The Drover’s Wife: The Legend of Molly Johnson
Author: Leah Purcell
Publisher: Penguin Books Australia, 2019
Leah Purcell is an award-winning writer and has a background as a playwright, actor and film producer amongst other achievements. This novel has been adapted for film, which is slated for release this year.
This historical fiction novel, based on a short story written by Henry Lawson, provides a stark sense of our history, both Indigenous and non-Indigenous. Set in the late 1800s, The Drover’s Wife tells of the harsh and almost impossible conditions that were endured during white settlement. The plot focuses mainly on Molly Johnson who, with her children, waits for her husband to return from months away droving. They live in an isolated hut in the High Country where, with the help of her eldest son, Danny, Molly and the children survive and cope on their own, including the birthing of a baby.
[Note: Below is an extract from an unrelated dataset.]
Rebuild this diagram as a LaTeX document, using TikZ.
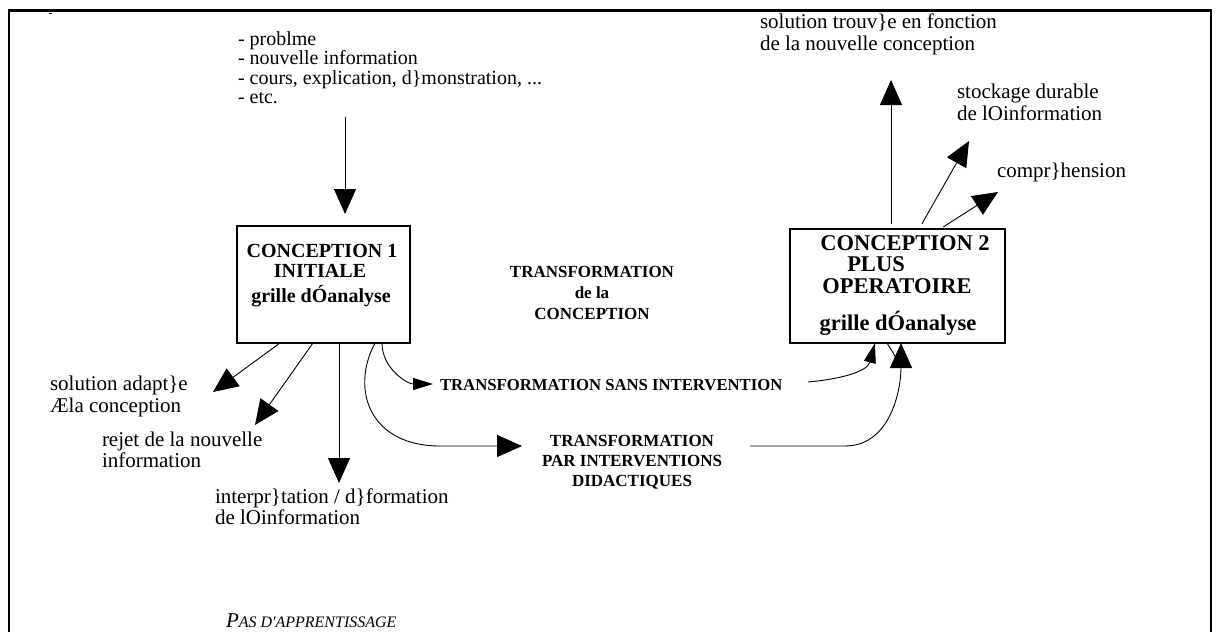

A visitor arrives unexpectedly. Yodaka is keen to be away from civilisation and begs time to recover from the injuries he’s received on the run. Eventually Molly discovers that Yodaka is the holder of knowledge that Molly eventually understands.
The book depicts the best and worst of human behaviour: cruelty, degradation, humour, love and a will to survive. The intriguing plot invites the reader to travel in the shoes of the tenacious and suffering Molly Johnson, the drover’s wife.
This story lingered in my thoughts for weeks after finishing the novel and I quickly fell back into the emotive ambience of the book while writing this review. I loved the book – it made me think yet again about colonisation and our (I’m a white Australian) role that has never been fully owned up to. The writer integrated and treated the issues of women and their place in history and society with clarity and directness.
Thanks, Leah Purcell. I couldn’t put this book down.